COMMUNITY GEMS: Rescuing dogs is ‘passion and purpose’ of New Carlisle woman

Marcy Beatty-Gray has rescued beagles, other breeds for about four decades
Community Gem Marcy Betty-Gray

Community Gem Marcy Betty-Gray

When Marcy Beatty-Gray first met Ruby last year, the beagle couldn’t walk or even hold up her head. She thought there might be a neurological issue.

“Come to find out, she didn’t have muscles in her legs,” Beatty-Gray said.

With better food and visits to a chiropractor, the dog made strides and found a forever home with the New Carlisle woman. Ruby is just one of hundreds of beagles and other breeds that Beatty-Gray has fostered, transported or otherwise helped to rescue over the last four decades.

“It’s my passion and purpose in life,” she said.

Some dogs are terrified when she first meets them. Some have lived in rabbit hutches. Whatever their background, she house-trains them, socializes them and puts them up for adoption. And then, she said, she starts all over again.

Gail Downie said that if Southwest Ohio named a patron saint of beagles, it would be her long-time friend. Beatty-Gray opens her home and her wallet, helping hounds get healthy and find a family, she said.

Downie, of Dayton, also transports dogs for rescue and met her friend through their mutual endeavors to help animals. Beatty-Gray puts others before herself, and Downie called her efforts “a labor of love.”

Often the dogs are ill or traumatized, and she heals them until they are a good house pet, Downie said. Letting them go can be difficult.

“She’s got a great big heart, and she gets things done, too,” said Downie, who nominated Beatty-Gray as a Dayton Daily News Community Gem

Beatty-Gray, 62, now volunteers with two beagle rescue groups, and she both fosters dogs and transports the pups to their new homes. She has logged many miles driving to Zanesville, for example, to get a dog partway to a foster home in Pittsburgh, or to Indianapolis so the dog can get to Chicago. Almost every weekend she drives up to six hours, having transported about 1,000 dogs over the years.

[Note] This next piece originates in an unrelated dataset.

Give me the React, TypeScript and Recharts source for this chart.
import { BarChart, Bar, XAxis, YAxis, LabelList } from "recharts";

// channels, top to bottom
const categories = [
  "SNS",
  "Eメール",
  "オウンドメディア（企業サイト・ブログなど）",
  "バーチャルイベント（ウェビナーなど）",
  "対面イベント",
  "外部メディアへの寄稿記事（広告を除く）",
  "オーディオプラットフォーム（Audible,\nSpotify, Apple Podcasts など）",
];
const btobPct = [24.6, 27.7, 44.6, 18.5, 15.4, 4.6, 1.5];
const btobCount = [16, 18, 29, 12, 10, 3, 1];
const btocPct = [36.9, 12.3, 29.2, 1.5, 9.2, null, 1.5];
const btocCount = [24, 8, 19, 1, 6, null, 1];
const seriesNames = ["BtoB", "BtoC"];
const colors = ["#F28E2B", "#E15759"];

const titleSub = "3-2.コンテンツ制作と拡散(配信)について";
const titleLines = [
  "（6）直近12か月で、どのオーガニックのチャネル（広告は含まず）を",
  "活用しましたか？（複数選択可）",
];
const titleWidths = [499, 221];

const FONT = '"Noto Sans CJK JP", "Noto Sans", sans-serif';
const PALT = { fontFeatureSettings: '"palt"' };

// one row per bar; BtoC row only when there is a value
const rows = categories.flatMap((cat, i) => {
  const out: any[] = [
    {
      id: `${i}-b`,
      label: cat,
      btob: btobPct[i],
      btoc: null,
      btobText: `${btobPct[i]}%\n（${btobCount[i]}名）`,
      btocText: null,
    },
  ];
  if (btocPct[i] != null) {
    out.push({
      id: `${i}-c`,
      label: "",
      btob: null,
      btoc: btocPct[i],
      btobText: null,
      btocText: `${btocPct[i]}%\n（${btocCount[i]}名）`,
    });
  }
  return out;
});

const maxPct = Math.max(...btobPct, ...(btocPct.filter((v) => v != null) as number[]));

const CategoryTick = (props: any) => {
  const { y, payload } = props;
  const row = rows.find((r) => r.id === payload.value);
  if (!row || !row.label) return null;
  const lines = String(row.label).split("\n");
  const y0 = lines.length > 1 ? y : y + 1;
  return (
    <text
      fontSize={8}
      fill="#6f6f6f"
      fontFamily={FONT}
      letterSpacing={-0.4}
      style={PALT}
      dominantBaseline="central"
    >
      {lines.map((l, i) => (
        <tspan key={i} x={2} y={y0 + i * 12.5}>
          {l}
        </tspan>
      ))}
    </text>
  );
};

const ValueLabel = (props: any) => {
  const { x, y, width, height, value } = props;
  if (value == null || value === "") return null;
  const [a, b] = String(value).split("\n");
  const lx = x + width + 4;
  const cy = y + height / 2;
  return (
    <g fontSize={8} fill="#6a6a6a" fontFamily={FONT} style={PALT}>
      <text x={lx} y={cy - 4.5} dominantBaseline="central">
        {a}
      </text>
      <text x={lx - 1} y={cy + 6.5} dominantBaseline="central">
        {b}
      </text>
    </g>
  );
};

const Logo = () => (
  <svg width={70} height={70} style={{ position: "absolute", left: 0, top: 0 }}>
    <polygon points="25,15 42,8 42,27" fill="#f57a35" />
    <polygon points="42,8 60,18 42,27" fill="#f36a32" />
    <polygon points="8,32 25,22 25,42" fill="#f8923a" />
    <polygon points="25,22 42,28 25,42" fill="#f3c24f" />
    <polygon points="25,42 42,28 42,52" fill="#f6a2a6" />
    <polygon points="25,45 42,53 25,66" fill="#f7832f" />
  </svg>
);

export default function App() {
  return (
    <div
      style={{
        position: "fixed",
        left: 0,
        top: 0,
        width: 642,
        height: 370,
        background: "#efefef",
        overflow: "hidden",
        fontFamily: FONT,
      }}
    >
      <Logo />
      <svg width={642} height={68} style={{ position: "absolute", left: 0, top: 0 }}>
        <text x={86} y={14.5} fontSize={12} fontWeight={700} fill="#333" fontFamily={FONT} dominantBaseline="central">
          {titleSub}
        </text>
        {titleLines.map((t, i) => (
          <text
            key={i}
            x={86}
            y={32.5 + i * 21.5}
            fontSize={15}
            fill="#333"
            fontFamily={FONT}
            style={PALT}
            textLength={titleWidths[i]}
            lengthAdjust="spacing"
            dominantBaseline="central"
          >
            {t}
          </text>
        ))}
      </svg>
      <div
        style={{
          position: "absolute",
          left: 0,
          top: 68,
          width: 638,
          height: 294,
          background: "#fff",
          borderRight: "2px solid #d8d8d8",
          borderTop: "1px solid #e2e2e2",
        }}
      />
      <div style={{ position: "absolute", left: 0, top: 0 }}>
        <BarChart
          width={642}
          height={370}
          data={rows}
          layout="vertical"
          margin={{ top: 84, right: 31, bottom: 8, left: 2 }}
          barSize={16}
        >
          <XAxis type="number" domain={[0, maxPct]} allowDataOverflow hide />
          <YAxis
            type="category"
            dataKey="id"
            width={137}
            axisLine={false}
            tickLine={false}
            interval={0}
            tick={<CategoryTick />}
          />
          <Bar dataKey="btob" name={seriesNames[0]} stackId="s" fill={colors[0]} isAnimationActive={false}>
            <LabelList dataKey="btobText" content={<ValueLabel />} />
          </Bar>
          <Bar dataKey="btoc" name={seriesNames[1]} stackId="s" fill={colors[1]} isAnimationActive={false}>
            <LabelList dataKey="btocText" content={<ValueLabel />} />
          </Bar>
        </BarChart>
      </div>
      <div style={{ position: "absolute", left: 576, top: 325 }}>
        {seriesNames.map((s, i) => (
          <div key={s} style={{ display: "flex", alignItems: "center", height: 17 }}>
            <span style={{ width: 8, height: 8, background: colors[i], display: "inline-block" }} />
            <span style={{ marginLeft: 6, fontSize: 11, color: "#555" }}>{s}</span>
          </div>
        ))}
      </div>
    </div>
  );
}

The rescue work is busier than ever, Beatty-Gray said. She receives a call, text or email almost every day from a shelter, organization or individual asking for help. There isn’t room for every dog that needs it, which becomes clear when a foster-based rescue group simply has no open foster homes.

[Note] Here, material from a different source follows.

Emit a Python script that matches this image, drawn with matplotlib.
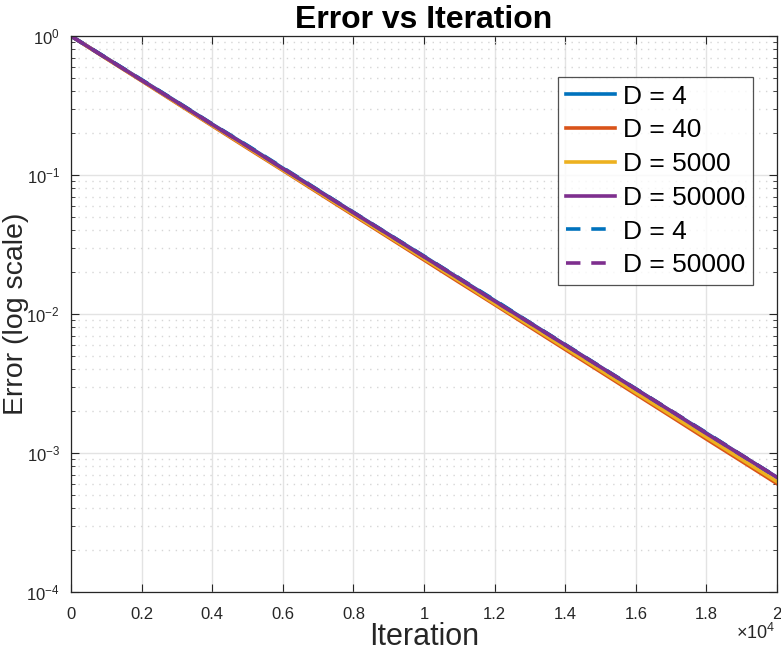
import numpy as np
import matplotlib.pyplot as plt
from matplotlib.ticker import LogLocator, FixedLocator, NullFormatter

plt.rcParams['font.family'] = ['Liberation Sans', 'DejaVu Sans']
plt.rcParams['mathtext.fontset'] = 'custom'
plt.rcParams['mathtext.rm'] = 'Liberation Sans'
plt.rcParams['mathtext.it'] = 'Liberation Sans'

# iteration grid (read every 1000 iterations)
iters = [0, 1000, 2000, 3000, 4000, 5000, 6000, 7000, 8000, 9000, 10000,
         11000, 12000, 13000, 14000, 15000, 16000, 17000, 18000, 19000, 20000]

err_d4 = [1.0, 0.695, 0.483, 0.336, 0.232, 0.162, 0.112, 0.0778, 0.0538, 0.0374, 0.0260,
          0.0180, 0.0125, 0.00866, 0.00600, 0.00416, 0.00289, 0.00200, 0.00139, 0.000962, 0.000668]
err_d40 = [1.0, 0.689, 0.476, 0.328, 0.226, 0.156, 0.108, 0.0745, 0.0514, 0.0355, 0.0245,
           0.0169, 0.0117, 0.00806, 0.00556, 0.00384, 0.00265, 0.00183, 0.00126, 0.000872, 0.000602]
err_d5000 = [1.0, 0.690, 0.478, 0.330, 0.228, 0.158, 0.109, 0.0755, 0.0522, 0.0361, 0.0250,
             0.0173, 0.0119, 0.00825, 0.00570, 0.00394, 0.00272, 0.00188, 0.00130, 0.000900, 0.000622]
err_d50000 = [1.0, 0.693, 0.481, 0.334, 0.231, 0.161, 0.111, 0.0772, 0.0536, 0.0372, 0.0258,
              0.0179, 0.0124, 0.00861, 0.00598, 0.00415, 0.00288, 0.00200, 0.00138, 0.000962, 0.000668]
err_d4_b = [1.0, 0.696, 0.485, 0.337, 0.233, 0.163, 0.113, 0.0780, 0.0540, 0.0375, 0.0261,
            0.0181, 0.0126, 0.00868, 0.00603, 0.00418, 0.00290, 0.00201, 0.00140, 0.000965, 0.000670]
err_d50000_b = [1.0, 0.694, 0.482, 0.335, 0.232, 0.161, 0.112, 0.0775, 0.0537, 0.0373, 0.0259,
                0.0180, 0.0124, 0.00864, 0.00600, 0.00416, 0.00289, 0.00201, 0.00139, 0.000964, 0.000669]

xtick_vals = [0, 2000, 4000, 6000, 8000, 10000, 12000, 14000, 16000, 18000, 20000]
xtick_labels = ['0', '0.2', '0.4', '0.6', '0.8', '1', '1.2', '1.4', '1.6', '1.8', '2']

blue, orange, yellow, purple = '#0072BD', '#D95319', '#EDB120', '#7E2F8E'
dark = '#262626'

fig = plt.figure(figsize=(7.81, 6.51), dpi=100)
ax = fig.add_axes([71/781, 59/651, 706/781, 556/651])

lw = 2.6
dash = (0, (4, 3))
ax.plot(iters, err_d4, color=blue, lw=lw, label='D = 4')
ax.plot(iters, err_d40, color=orange, lw=lw, label='D = 40')
ax.plot(iters, err_d5000, color=yellow, lw=lw, label='D = 5000')
ax.plot(iters, err_d50000, color=purple, lw=lw, label='D = 50000')
ax.plot(iters, err_d4_b, color=blue, lw=lw, ls=dash, label='D = 4')
ax.plot(iters, err_d50000_b, color=purple, lw=lw, ls=dash, label='D = 50000')

ax.set_yscale('log')
ax.set_xlim(0, 20000)
ax.set_ylim(1e-4, 1)
ax.xaxis.set_major_locator(FixedLocator(xtick_vals))
ax.set_xticklabels(xtick_labels)
ax.yaxis.set_major_locator(LogLocator(base=10, numticks=10))
ax.yaxis.set_minor_locator(LogLocator(base=10, subs=np.arange(2, 10), numticks=20))
ax.yaxis.set_minor_formatter(NullFormatter())

ax.grid(True, which='major', color='#e3e3e3', lw=1.0)
ax.grid(True, which='minor', axis='y', color='#d6d6d6', lw=1.0, ls=(0, (1, 4)))
ax.set_axisbelow(True)

ax.tick_params(which='both', direction='in', top=True, right=True, colors=dark,
               labelcolor=dark, labelsize=12)
ax.tick_params(axis='x', which='major', pad=11)
ax.tick_params(axis='y', which='major', pad=8)
ax.tick_params(which='major', length=6, width=0.8)
ax.tick_params(which='minor', length=3, width=0.6)
for s in ax.spines.values():
    s.set_color(dark)
    s.set_linewidth(0.9)

ax.set_xlabel('Iteration', fontsize=22, color=dark, labelpad=0)
ax.set_ylabel('Error (log scale)', fontsize=20.5, color=dark)
ax.yaxis.set_label_coords(-0.060, 0.5)
ax.set_title('Error vs Iteration', fontsize=23, fontweight='bold', pad=6)
fig.text(775/781, 1 - 633/651, r'$\times10^{4}$', ha='right', va='center',
         fontsize=13, color=dark)

leg = ax.legend(loc='upper right', bbox_to_anchor=(0.966, 0.927), fontsize=19,
                frameon=True, fancybox=False, edgecolor=dark, handlelength=1.85,
                handletextpad=0.3, labelspacing=0.37, borderpad=0.3, borderaxespad=0)
leg.get_frame().set_linewidth(0.9)

fig.savefig('out.png', dpi=100)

“The ones you turn away are the ones that haunt you,” she said.

Beatty-Gray helps as many as she can, caring for two dogs of her own – including Ruby – and fostering an additional one or two at any given time. She estimates that she has provided a temporary home to about 200 different dogs over the years.

Healthy dogs can find a permanent home within a month or so, but veterinary appointments and treatments can extend their time with her.

She works full-time, but her rescue work takes up enough hours to constitute nearly another full-time job. The work involves worry and sleepless nights, but she wants to do even more when she retires.

“We do what we can do, one dog at a time,” she said.